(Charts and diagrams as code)

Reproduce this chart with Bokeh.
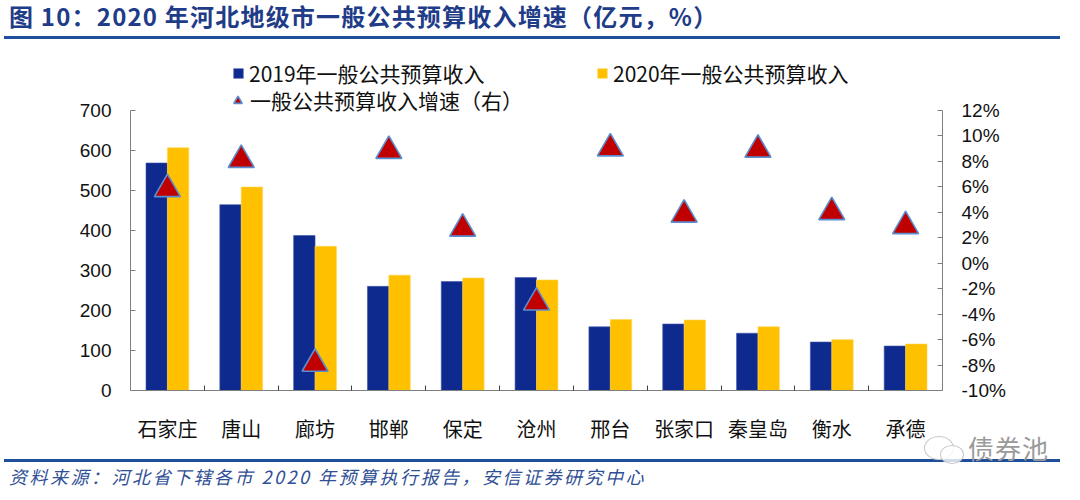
from bokeh.plotting import figure
from bokeh.layouts import column
from bokeh.models import (Range1d, LinearAxis, FixedTicker, PrintfTickFormatter,
                          CustomJSTickFormatter, Legend, LegendItem, ColumnDataSource, Div)
from bokeh.transform import dodge
from bokeh.embed import file_html
from bokeh.resources import INLINE

# ---- data ----
cities = ["石家庄", "唐山", "廊坊", "邯郸", "保定", "沧州", "邢台", "张家口", "秦皇岛", "衡水", "承德"]
rev2019 = [568, 464, 387, 260, 272, 282, 159, 166, 143, 121, 111]
rev2020 = [606, 508, 360, 288, 281, 276, 177, 176, 159, 127, 116]
growth = [5.8, 8.1, -7.9, 8.8, 2.7, -3.1, 9.0, 3.8, 8.9, 4.0, 2.9]
left_ticks = [0, 100, 200, 300, 400, 500, 600, 700]
right_ticks = [-10, -8, -6, -4, -2, 0, 2, 4, 6, 8, 10, 12]

title_text = "图 10：2020 年河北地级市一般公共预算收入增速（亿元，%）"
source_text = "资料来源：河北省下辖各市 2020 年预算执行报告，安信证券研究中心"
watermark = "债券池"
name2019 = "2019年一般公共预算收入"
name2020 = "2020年一般公共预算收入"
name_growth = "一般公共预算收入增速（右）"

BLUE = "#0F2A8F"
YELLOW = "#FFC000"
RED = "#C00000"
RULE = "#1F4E9A"
CJK = "Noto Sans CJK SC"
LAT = "Liberation Sans"

src = ColumnDataSource(dict(x=[i + 0.5 for i in range(len(cities))],
                            city=cities, r19=rev2019, r20=rev2020, g=growth))

# ---- layout geometry (page px) ----
W = 1064
TITLE_H = 42
FIG_TOP = TITLE_H
AX_TOP = 111          # where 700 / 12% sit
AX_BOT = 397          # x axis line
FIG_BOT = 445
SRC_H = 39
ML = 130
MR = W - 942

FRAME_H = AX_BOT - FIG_TOP
AXIS_H = AX_BOT - AX_TOP
l_lo, l_hi = left_ticks[0], left_ticks[-1]
r_lo, r_hi = right_ticks[0], right_ticks[-1]
y_end = l_lo + (l_hi - l_lo) * FRAME_H / AXIS_H
r_end = r_lo + (r_hi - r_lo) * FRAME_H / AXIS_H

p = figure(width=W, height=FIG_BOT - FIG_TOP, output_backend="svg", toolbar_location=None,
           x_range=Range1d(0, len(cities)), y_range=Range1d(l_lo, y_end),
           min_border_left=ML, min_border_right=MR, min_border_top=0,
           min_border_bottom=FIG_BOT - AX_BOT,
           x_axis_type=None, y_axis_type=None, margin=0)
p.outline_line_color = None
p.xgrid.visible = False
p.ygrid.visible = False
p.extra_y_ranges = {"pct": Range1d(r_lo, r_end)}

r19 = p.vbar(x=dodge("x", -0.145), top="r19", width=0.29, source=src,
             fill_color=BLUE, line_color="#3F55A8", line_width=0.6)
r20 = p.vbar(x=dodge("x", 0.145), top="r20", width=0.29, source=src,
             fill_color=YELLOW, line_color="#FFD54F", line_width=0.6)
rg = p.scatter(x="x", y="g", source=src, y_range_name="pct", marker="triangle",
               size=26, fill_color=RED, line_color="#5B8ED0", line_width=1.6)

axis_color = "#7F7F7F"

# bottom axis
xa = LinearAxis(ticker=FixedTicker(ticks=[i + 0.5 for i in range(len(cities))],
                                   minor_ticks=list(range(1, len(cities)))),
                formatter=CustomJSTickFormatter(args=dict(c=cities),
                                                code="return c[Math.floor(tick)] || ''"))
xa.axis_line_color = axis_color
xa.major_tick_line_color = None
xa.minor_tick_line_color = "#404040"
xa.minor_tick_in = 5
xa.minor_tick_out = 0
xa.major_label_text_font = CJK
xa.major_label_text_font_size = "20px"
xa.major_label_text_color = "#111111"
xa.major_label_standoff = 17
p.add_layout(xa, "below")

# left axis
ya = LinearAxis(ticker=FixedTicker(ticks=left_ticks), bounds=(l_lo, l_hi))
ya.axis_line_color = axis_color
ya.major_tick_line_color = axis_color
ya.major_tick_in = 5
ya.major_tick_out = 0
ya.minor_tick_line_color = None
ya.major_label_text_font = LAT
ya.major_label_text_font_size = "19px"
ya.major_label_text_color = "#111111"
ya.major_label_standoff = 19
p.add_layout(ya, "left")

# right axis
yr = LinearAxis(y_range_name="pct", ticker=FixedTicker(ticks=right_ticks),
                formatter=PrintfTickFormatter(format="%d%%"), bounds=(r_lo, r_hi))
yr.axis_line_color = axis_color
yr.major_tick_line_color = axis_color
yr.major_tick_in = 5
yr.major_tick_out = 0
yr.minor_tick_line_color = None
yr.major_label_text_font = LAT
yr.major_label_text_font_size = "19px"
yr.major_label_text_color = "#111111"
yr.major_label_standoff = 19
p.add_layout(yr, "right")


def make_legend(item, loc, glyph=12, standoff=5):
    lg = Legend(items=[item], location=loc)
    lg.padding = 0
    lg.margin = 0
    lg.border_line_color = None
    lg.background_fill_alpha = 0
    lg.label_text_font = CJK
    lg.label_text_font_size = "21px"
    lg.label_text_color = "#111111"
    lg.glyph_width = glyph
    lg.glyph_height = glyph
    lg.label_standoff = standoff
    lg.spacing = 0
    lg.label_height = 20
    return lg


# legend positions: (left px from frame left, bottom px above x axis line)
p.add_layout(make_legend(LegendItem(label=name2019, renderers=[r19]),
                         (232 - ML, AX_BOT - 95)), "center")
p.add_layout(make_legend(LegendItem(label=name2020, renderers=[r20]),
                         (596 - ML, AX_BOT - 95)), "center")
p.add_layout(make_legend(LegendItem(label=name_growth, renderers=[rg]),
                         (227 - ML, AX_BOT - 122), glyph=21, standoff=2), "center")

title_div = Div(
    text=(f'<div style="position:relative;width:{W}px;height:{TITLE_H}px;">'
          f'<div style="position:absolute;left:9px;top:1px;white-space:nowrap;'
          f'font-family:\'{CJK}\';font-weight:bold;font-size:24px;line-height:30px;'
          f'letter-spacing:1.2px;color:#1F3C88;">{title_text}</div>'
          f'<div style="position:absolute;left:4px;top:36px;width:1056px;height:3px;'
          f'background:{RULE};"></div></div>'),
    width=W, height=TITLE_H, margin=0)

icon = ('<div style="position:absolute;left:924px;top:-9px;width:30px;height:24px;'
        'border:1.5px solid #C8C8C8;border-radius:50%;background:rgba(255,255,255,0.6);"></div>'
        '<div style="position:absolute;left:940px;top:0px;width:24px;height:19px;'
        'border:1.5px solid #C8C8C8;border-radius:50%;background:rgba(255,255,255,0.8);"></div>')

src_div = Div(
    text=(f'<div style="position:relative;width:{W}px;height:{SRC_H}px;">'
          f'<div style="position:absolute;left:4px;top:14px;width:1056px;height:3px;'
          f'background:{RULE};"></div>'
          + icon +
          f'<div style="position:absolute;left:968px;top:-12px;white-space:nowrap;'
          f'font-family:\'{CJK}\';font-size:26px;line-height:30px;color:#9A9A9A;'
          f'letter-spacing:1px;">{watermark}</div>'
          f'<div style="position:absolute;left:9px;top:20px;white-space:nowrap;'
          f'font-family:\'{CJK}\';font-style:italic;font-size:18px;line-height:22px;'
          f'letter-spacing:2.5px;color:#2F4F96;">{source_text}</div></div>'),
    width=W, height=SRC_H, margin=0)

layout = column(title_div, p, src_div, spacing=0)

open("out.html", "w").write(file_html(layout, INLINE))
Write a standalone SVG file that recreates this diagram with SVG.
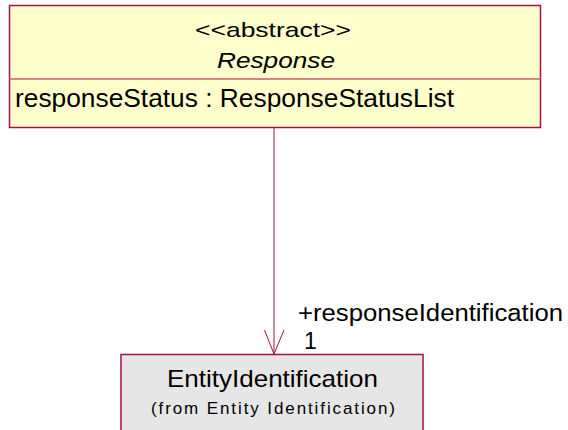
<svg xmlns="http://www.w3.org/2000/svg" width="568" height="430" viewBox="0 0 568 430">
<style>
.box{stroke:#a0104a;stroke-width:1.5}
.t{font-family:"Liberation Sans",Arial,sans-serif;fill:#000}
.ln{stroke:#a0104a;stroke-width:1;fill:none}
</style>
<rect width="568" height="430" fill="#fff"/>
<g id="Response">
<rect class="box" x="9.5" y="5.5" width="531" height="122" fill="#ffffcc"/>
<line x1="9.5" y1="79" x2="540.5" y2="79" stroke="#c06070" stroke-width="1.5"/>
<text class="t" x="273" y="37" font-size="21" text-anchor="middle" textLength="156" lengthAdjust="spacingAndGlyphs">&lt;&lt;abstract&gt;&gt;</text>
<text class="t" x="276" y="68" font-size="22" font-style="italic" text-anchor="middle" textLength="118" lengthAdjust="spacingAndGlyphs">Response</text>
<text class="t" x="15" y="107" font-size="25" textLength="439" lengthAdjust="spacingAndGlyphs">responseStatus : ResponseStatusList</text>
</g>
<g id="EntityIdentification">
<rect class="box" x="121" y="354.5" width="302" height="80" fill="#e6e6e6"/>
<text class="t" x="272.5" y="387" font-size="24" text-anchor="middle" textLength="211" lengthAdjust="spacingAndGlyphs">EntityIdentification</text>
<text class="t" x="273" y="414" font-size="17" text-anchor="middle" textLength="244" lengthAdjust="spacing">(from Entity Identification)</text>
</g>
<g id="connectors">
<line class="ln" x1="274" y1="127.5" x2="274" y2="354"/>
<polyline class="ln" points="264.5,330 274,354 284,330"/>
<text class="t" x="298" y="321" font-size="23" textLength="265" lengthAdjust="spacingAndGlyphs">+responseIdentification</text>
<text class="t" x="304" y="349" font-size="23">1</text>
</g>
</svg>
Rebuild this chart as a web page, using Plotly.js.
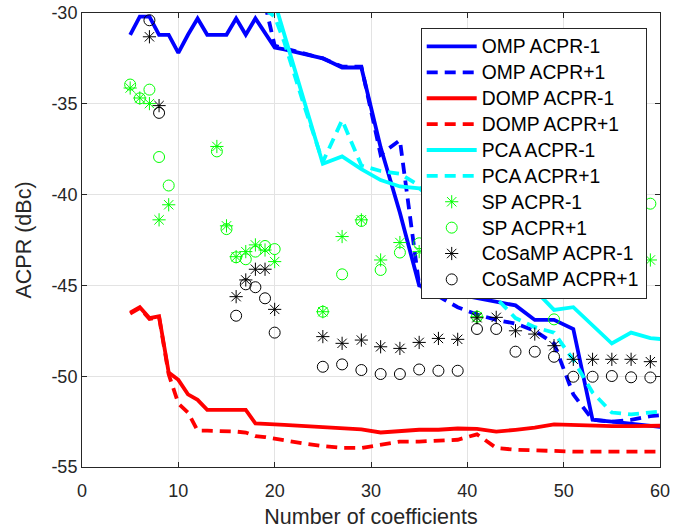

- Do this
Please transcribe, word for word, every line from the first line of the records above through the line containing "city=cities, r19=rev2019, r20=rev2020, g=growth))", and leave out any pictures.

- Task result
Reproduce this chart with Bokeh.
from bokeh.plotting import figure
from bokeh.layouts import column
from bokeh.models import (Range1d, LinearAxis, FixedTicker, PrintfTickFormatter,
                          CustomJSTickFormatter, Legend, LegendItem, ColumnDataSource, Div)
from bokeh.transform import dodge
from bokeh.embed import file_html
from bokeh.resources import INLINE

# ---- data ----
cities = ["石家庄", "唐山", "廊坊", "邯郸", "保定", "沧州", "邢台", "张家口", "秦皇岛", "衡水", "承德"]
rev2019 = [568, 464, 387, 260, 272, 282, 159, 166, 143, 121, 111]
rev2020 = [606, 508, 360, 288, 281, 276, 177, 176, 159, 127, 116]
growth = [5.8, 8.1, -7.9, 8.8, 2.7, -3.1, 9.0, 3.8, 8.9, 4.0, 2.9]
left_ticks = [0, 100, 200, 300, 400, 500, 600, 700]
right_ticks = [-10, -8, -6, -4, -2, 0, 2, 4, 6, 8, 10, 12]

title_text = "图 10：2020 年河北地级市一般公共预算收入增速（亿元，%）"
source_text = "资料来源：河北省下辖各市 2020 年预算执行报告，安信证券研究中心"
watermark = "债券池"
name2019 = "2019年一般公共预算收入"
name2020 = "2020年一般公共预算收入"
name_growth = "一般公共预算收入增速（右）"

BLUE = "#0F2A8F"
YELLOW = "#FFC000"
RED = "#C00000"
RULE = "#1F4E9A"
CJK = "Noto Sans CJK SC"
LAT = "Liberation Sans"

src = ColumnDataSource(dict(x=[i + 0.5 for i in range(len(cities))],
                            city=cities, r19=rev2019, r20=rev2020, g=growth))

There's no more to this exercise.